DIRECTIVE:
Copy out the listing in full, exactly as written, but not its pictures.
---------- MATERIAL
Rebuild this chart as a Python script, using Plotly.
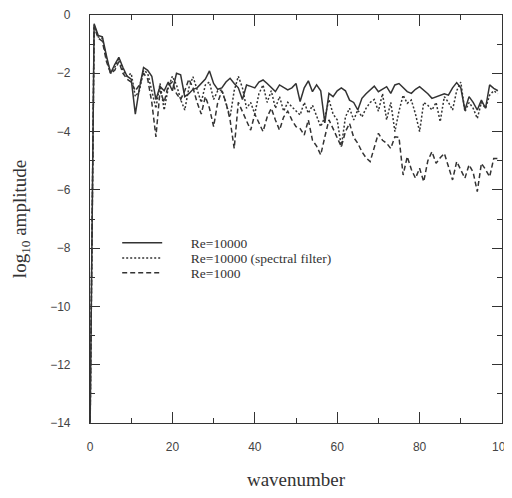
import plotly.graph_objects as go

wavenumber = list(range(0, 100))

re10000 = [-14.5, -0.3, -0.7, -0.75, -1.4, -2.0, -1.7, -1.45, -1.8, -2.1,
           -2.2, -3.4, -2.5, -1.8, -1.9, -2.1, -2.9, -2.45, -2.6, -2.3,
           -2.6, -2.0, -2.05, -2.8, -2.7, -2.55, -2.5, -2.35, -2.2, -1.92,
           -2.35, -2.55, -2.5, -2.3, -2.17, -2.35, -2.5, -2.9, -2.4, -2.45,
           -2.5, -2.3, -2.23, -2.35, -2.5, -2.63, -2.4, -2.5, -2.57, -2.5,
           -2.35, -2.97, -2.5, -2.26, -2.63, -2.4, -2.6, -3.7, -2.69, -2.8,
           -2.6, -2.5, -2.6, -2.92, -3.0, -3.26, -2.86, -2.7, -2.57, -2.44,
           -2.63, -2.55, -2.46, -2.69, -2.4, -2.35, -2.5, -2.63, -2.69, -2.55,
           -2.46, -2.57, -2.7, -2.86, -2.8, -2.75, -2.7, -2.75, -2.5, -2.32,
           -2.5, -3.26, -2.8, -3.0, -3.26, -2.92, -3.2, -2.4, -2.52, -2.6]

re10000_filter = [-14.5, -0.35, -0.75, -0.8, -1.5, -2.0, -1.8, -1.5, -1.9, -2.1,
                  -2.0, -2.8, -2.6, -1.9, -2.0, -2.6, -3.2, -2.35, -3.26, -2.5,
                  -2.1, -2.4, -2.9, -3.26, -2.5, -2.12, -2.6, -3.0, -2.4, -2.3,
                  -2.9, -2.6, -2.57, -3.0, -3.5, -2.6, -2.1, -2.5, -3.2, -3.0,
                  -3.4, -2.7, -2.4, -3.0, -2.6, -3.2, -2.8, -3.3, -3.0, -3.15,
                  -3.3, -3.43, -3.0, -3.37, -3.1, -3.5, -3.83, -3.5, -2.9, -3.4,
                  -3.6, -4.52, -3.5, -3.2, -3.6, -3.26, -3.5, -3.2, -3.0, -2.9,
                  -3.3, -2.7, -3.6, -3.0, -4.0, -3.3, -2.75, -3.03, -2.92, -3.4,
                  -4.0, -3.0, -3.1, -3.26, -3.0, -3.66, -2.8, -3.0, -3.26, -2.6,
                  -2.3, -3.32, -3.0, -3.2, -3.55, -3.0, -3.2, -2.75, -2.6, -2.7]

re1000 = [-14.5, -0.4, -0.8, -0.9, -1.6, -2.0, -1.9, -1.6, -2.0, -2.2,
          -2.3, -2.6, -2.4, -2.0, -2.2, -3.0, -4.18, -2.6, -3.0, -2.4,
          -2.3, -2.7, -2.9, -2.6, -2.2, -2.5, -3.0, -3.4, -2.8, -3.2,
          -3.83, -3.0, -2.6, -3.0, -3.6, -4.58, -3.0, -3.3, -3.6, -3.95,
          -3.4, -3.7, -4.0, -3.5, -3.2, -3.6, -3.95, -3.5, -3.3, -3.6,
          -3.83, -3.9, -4.12, -3.6, -4.3, -4.5, -4.8, -4.18, -3.6, -3.9,
          -4.2, -4.52, -4.0, -3.72, -4.2, -4.4, -4.69, -4.9, -5.03, -4.5,
          -4.06, -4.3, -4.4, -4.58, -4.18, -4.2, -5.49, -4.86, -5.3, -5.6,
          -5.26, -5.72, -5.0, -4.69, -5.09, -4.9, -4.75, -5.2, -5.66, -5.03,
          -5.3, -5.6, -5.14, -5.4, -6.06, -5.09, -5.3, -5.55, -4.92, -4.92]

x_ticks = [0, 20, 40, 60, 80, 100]
y_ticks = [0, -2, -4, -6, -8, -10, -12, -14]

ink = "#333333"
legend_font = dict(family="Liberation Serif", size=13.5, color=ink)
pad = "\u00a0" * 7

fig = go.Figure()
fig.add_trace(go.Scatter(x=wavenumber, y=re10000, mode="lines", name=pad + "Re=10000",
                         legend="legend",
                         line=dict(color=ink, width=1.5, dash="solid")))
fig.add_trace(go.Scatter(x=wavenumber, y=re10000_filter, mode="lines",
                         name=pad + "Re=10000 (spectral filter)", legend="legend2",
                         line=dict(color=ink, width=1.5, dash="2px,2px")))
fig.add_trace(go.Scatter(x=wavenumber, y=re1000, mode="lines", name=pad + "Re=1000",
                         legend="legend3",
                         line=dict(color=ink, width=1.5, dash="5px,3px")))

tickfont = dict(family="Liberation Sans", size=12, color="#444444")
fig.update_xaxes(range=[0, 100], tickvals=x_ticks, ticktext=[str(v) for v in x_ticks],
                 ticks="inside", ticklen=11, tickwidth=1, tickcolor=ink,
                 minor=dict(dtick=10, ticks="inside", ticklen=5, tickcolor=ink, showgrid=False),
                 showline=True, linecolor=ink, linewidth=1.2, mirror="allticks",
                 showgrid=False, zeroline=False, tickfont=tickfont, automargin=False,
                 ticklabelstandoff=12, ticklabeloverflow="allow",
                 title=dict(text="wavenumber", font=dict(family="Liberation Serif", size=19, color=ink),
                            standoff=28))
fig.update_yaxes(range=[-14, 0], tickvals=y_ticks,
                 ticktext=["0" if v == 0 else "\u2212" + str(-v) for v in y_ticks],
                 ticks="inside", ticklen=10, tickwidth=1, tickcolor=ink,
                 minor=dict(dtick=1, ticks="inside", ticklen=5, tickcolor=ink, showgrid=False),
                 showline=True, linecolor=ink, linewidth=1.2, mirror="allticks",
                 showgrid=False, zeroline=False, tickfont=tickfont, automargin=False,
                 ticklabelstandoff=16, ticklabeloverflow="allow",
                 title=dict(text="log<sub>10</sub> amplitude",
                            font=dict(family="Liberation Serif", size=19, color=ink),
                            standoff=18))

leg = dict(x=0.066, xanchor="left", yanchor="middle", bgcolor="rgba(0,0,0,0)",
           borderwidth=0, font=legend_font, itemwidth=40)
fig.update_layout(
    width=504, height=482,
    margin=dict(l=82, r=10, t=7, b=67),
    paper_bgcolor="white", plot_bgcolor="white",
    showlegend=True,
    legend=dict(leg, y=0.441),
    legend2=dict(leg, y=0.404),
    legend3=dict(leg, y=0.368),
)

fig.write_html("out.html")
--------------------
CORRECT ANSWER:
Rebuild this chart as a Python script, using Plotly.
import plotly.graph_objects as go

wavenumber = list(range(0, 100))

re10000 = [-14.5, -0.3, -0.7, -0.75, -1.4, -2.0, -1.7, -1.45, -1.8, -2.1,
           -2.2, -3.4, -2.5, -1.8, -1.9, -2.1, -2.9, -2.45, -2.6, -2.3,
           -2.6, -2.0, -2.05, -2.8, -2.7, -2.55, -2.5, -2.35, -2.2, -1.92,
           -2.35, -2.55, -2.5, -2.3, -2.17, -2.35, -2.5, -2.9, -2.4, -2.45,
           -2.5, -2.3, -2.23, -2.35, -2.5, -2.63, -2.4, -2.5, -2.57, -2.5,
           -2.35, -2.97, -2.5, -2.26, -2.63, -2.4, -2.6, -3.7, -2.69, -2.8,
           -2.6, -2.5, -2.6, -2.92, -3.0, -3.26, -2.86, -2.7, -2.57, -2.44,
           -2.63, -2.55, -2.46, -2.69, -2.4, -2.35, -2.5, -2.63, -2.69, -2.55,
           -2.46, -2.57, -2.7, -2.86, -2.8, -2.75, -2.7, -2.75, -2.5, -2.32,
           -2.5, -3.26, -2.8, -3.0, -3.26, -2.92, -3.2, -2.4, -2.52, -2.6]

re10000_filter = [-14.5, -0.35, -0.75, -0.8, -1.5, -2.0, -1.8, -1.5, -1.9, -2.1,
                  -2.0, -2.8, -2.6, -1.9, -2.0, -2.6, -3.2, -2.35, -3.26, -2.5,
                  -2.1, -2.4, -2.9, -3.26, -2.5, -2.12, -2.6, -3.0, -2.4, -2.3,
                  -2.9, -2.6, -2.57, -3.0, -3.5, -2.6, -2.1, -2.5, -3.2, -3.0,
                  -3.4, -2.7, -2.4, -3.0, -2.6, -3.2, -2.8, -3.3, -3.0, -3.15,
                  -3.3, -3.43, -3.0, -3.37, -3.1, -3.5, -3.83, -3.5, -2.9, -3.4,
                  -3.6, -4.52, -3.5, -3.2, -3.6, -3.26, -3.5, -3.2, -3.0, -2.9,
                  -3.3, -2.7, -3.6, -3.0, -4.0, -3.3, -2.75, -3.03, -2.92, -3.4,
                  -4.0, -3.0, -3.1, -3.26, -3.0, -3.66, -2.8, -3.0, -3.26, -2.6,
                  -2.3, -3.32, -3.0, -3.2, -3.55, -3.0, -3.2, -2.75, -2.6, -2.7]

re1000 = [-14.5, -0.4, -0.8, -0.9, -1.6, -2.0, -1.9, -1.6, -2.0, -2.2,
          -2.3, -2.6, -2.4, -2.0, -2.2, -3.0, -4.18, -2.6, -3.0, -2.4,
          -2.3, -2.7, -2.9, -2.6, -2.2, -2.5, -3.0, -3.4, -2.8, -3.2,
          -3.83, -3.0, -2.6, -3.0, -3.6, -4.58, -3.0, -3.3, -3.6, -3.95,
          -3.4, -3.7, -4.0, -3.5, -3.2, -3.6, -3.95, -3.5, -3.3, -3.6,
          -3.83, -3.9, -4.12, -3.6, -4.3, -4.5, -4.8, -4.18, -3.6, -3.9,
          -4.2, -4.52, -4.0, -3.72, -4.2, -4.4, -4.69, -4.9, -5.03, -4.5,
          -4.06, -4.3, -4.4, -4.58, -4.18, -4.2, -5.49, -4.86, -5.3, -5.6,
          -5.26, -5.72, -5.0, -4.69, -5.09, -4.9, -4.75, -5.2, -5.66, -5.03,
          -5.3, -5.6, -5.14, -5.4, -6.06, -5.09, -5.3, -5.55, -4.92, -4.92]

x_ticks = [0, 20, 40, 60, 80, 100]
y_ticks = [0, -2, -4, -6, -8, -10, -12, -14]

ink = "#333333"
legend_font = dict(family="Liberation Serif", size=13.5, color=ink)
pad = "\u00a0" * 7

fig = go.Figure()
fig.add_trace(go.Scatter(x=wavenumber, y=re10000, mode="lines", name=pad + "Re=10000",
                         legend="legend",
                         line=dict(color=ink, width=1.5, dash="solid")))
fig.add_trace(go.Scatter(x=wavenumber, y=re10000_filter, mode="lines",
                         name=pad + "Re=10000 (spectral filter)", legend="legend2",
                         line=dict(color=ink, width=1.5, dash="2px,2px")))
fig.add_trace(go.Scatter(x=wavenumber, y=re1000, mode="lines", name=pad + "Re=1000",
                         legend="legend3",
                         line=dict(color=ink, width=1.5, dash="5px,3px")))

tickfont = dict(family="Liberation Sans", size=12, color="#444444")
fig.update_xaxes(range=[0, 100], tickvals=x_ticks, ticktext=[str(v) for v in x_ticks],
                 ticks="inside", ticklen=11, tickwidth=1, tickcolor=ink,
                 minor=dict(dtick=10, ticks="inside", ticklen=5, tickcolor=ink, showgrid=False),
                 showline=True, linecolor=ink, linewidth=1.2, mirror="allticks",
                 showgrid=False, zeroline=False, tickfont=tickfont, automargin=False,
                 ticklabelstandoff=12, ticklabeloverflow="allow",
                 title=dict(text="wavenumber", font=dict(family="Liberation Serif", size=19, color=ink),
                            standoff=28))
fig.update_yaxes(range=[-14, 0], tickvals=y_ticks,
                 ticktext=["0" if v == 0 else "\u2212" + str(-v) for v in y_ticks],
                 ticks="inside", ticklen=10, tickwidth=1, tickcolor=ink,
                 minor=dict(dtick=1, ticks="inside", ticklen=5, tickcolor=ink, showgrid=False),
                 showline=True, linecolor=ink, linewidth=1.2, mirror="allticks",
                 showgrid=False, zeroline=False, tickfont=tickfont, automargin=False,
                 ticklabelstandoff=16, ticklabeloverflow="allow",
                 title=dict(text="log<sub>10</sub> amplitude",
                            font=dict(family="Liberation Serif", size=19, color=ink),
                            standoff=18))

leg = dict(x=0.066, xanchor="left", yanchor="middle", bgcolor="rgba(0,0,0,0)",
           borderwidth=0, font=legend_font, itemwidth=40)
fig.update_layout(
    width=504, height=482,
    margin=dict(l=82, r=10, t=7, b=67),
    paper_bgcolor="white", plot_bgcolor="white",
    showlegend=True,
    legend=dict(leg, y=0.441),
    legend2=dict(leg, y=0.404),
    legend3=dict(leg, y=0.368),
)

fig.write_html("out.html")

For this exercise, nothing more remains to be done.